Магазин, кафетерий, почта,Остановка, пустырь, завод...Или, в другом размере, в другом контексте, но в той же форме бессубъектной констатации:
Переход, маршрутка, электричка...Таких примеров заклинания предметного мира назывными предложениями у Шевченко много. «Пугающее» (впрессовывание) в данном случае не подразумевает обидного для поэта смысла. Как убедительно показал Юнг, так действует подсознание художника: он выносит на поверхность, делает зримым то, что составляет квинтэссенцию конкретного исторического момента. Реальность общества потребления давит на современного человека прессом овеществления, превращает в автомат. И лирический герой убегает из этого мира в миф:
...это ночь крадется, как бандит,что за неприятная привычка – каждый вечер снова приходить....Вечерний город похож на труп......В кастрюле сгущается мрак...И так далее.
Одухотворение природы у Шевченко далеко от романтического. Акцентируется не мимолетность или сила эмоции, а ее причастность безличному источнику зримой оформленности универсума. Поэтическое сознание проявляет себя в художественно отрефлексированных, но простых ощущениях. Таким образом в этом космосе возникает «розовый воздух» – совершенно реалистичный, если владеть поэтической оптикой. Она-то и позволяет увидеть светлую кухонную комнату как орхидею, из которой женщина отправляется на работу и в которую, что подразумевается, вернется обратно. Обратно в свой внутренний мир из мира сопричастных космической воле перекрестков, офисов и гипермаркетов.
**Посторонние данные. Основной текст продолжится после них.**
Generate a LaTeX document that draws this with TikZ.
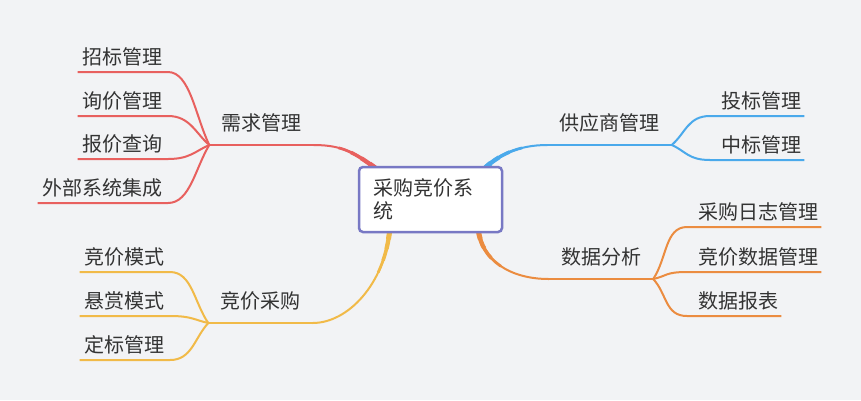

Что интересно, в книге нет отражения времени как процесса, нам предлагается статический портрет эпохи распродаж. Вместе с тем у Шевченко немало строф, в которых тело, биологическая оболочка, приравнивается к временной и не совсем подходящей лирической героине одежде. Через это субъективное ощущение автор подключается к метафизическому конфликту жизни и смерти, о которой мы получаем представление, сравнивая как раз живое и неживое. Возьмем единственное, казалось бы, эротическое изображение. Женское бедро как Джомолунгма, груди сравниваются с телескопами, глядящими в небо. Это и разительно новое сравнение, и одновременно – горькое снижение. Сопоставление живой плоти не просто с вещью, а с техническим приспособлением – трагично. Но трогает интересная подробность: образ мужа, добывающего нежность из «горячих глубин». Нет смысла переходить в область психологической эмпирики, но, пожалуй, мужской образ в книге – единственный, что-то делающий с самим собой как с субъектом, активно переводя себя из одного состояния в другое.
Подводя итог, можно заметить. Недостаток интеллектуальной рефлексии над проблемой мира в этическом срезе в книге с лихвой компенсируется структурированием его в самобытный постиндустриальный миф. Мы четко различаем в этом мифологизированном космосе некое апофатическое ничто – из которого все приходит и куда все уйдет («...Это лишь возвращенье с работы, но еще не дорога домой»); природу как высшую его объективацию («Природа не выносит ширпотреба / лоснится жук, повисший на стебле») и низшую – социально-экономическую, обезличивающую. И между этими полюсами (мистического совершенства природы и беспощадно объективирующего социума) – интимно-бытовое. Течение жизни фиксируется без ярких вспышек, но с виртуозной фотографической выразительностью. Ганна Шевченко умеет «поймать момент»:
Боже, чем это счастье заслужено – под Шопена тушить баклажаны.Сосредоточенность автора на метафорической визуализации (каждая метафора – эксклюзив) не лишает ее стих чарующей непринужденности. Даже инструментализм в трактовке онтологической спайки «сознание – мир» ранит
как будто бы ненарочно... Возможно, он и есть болезненный (для кого-то однозначно болезненный) источник того, что составляет основную эстетическую ценность стихотворений Ганны Шевченко. Коперниканскую изобретательность в открытии оригинальных метафор.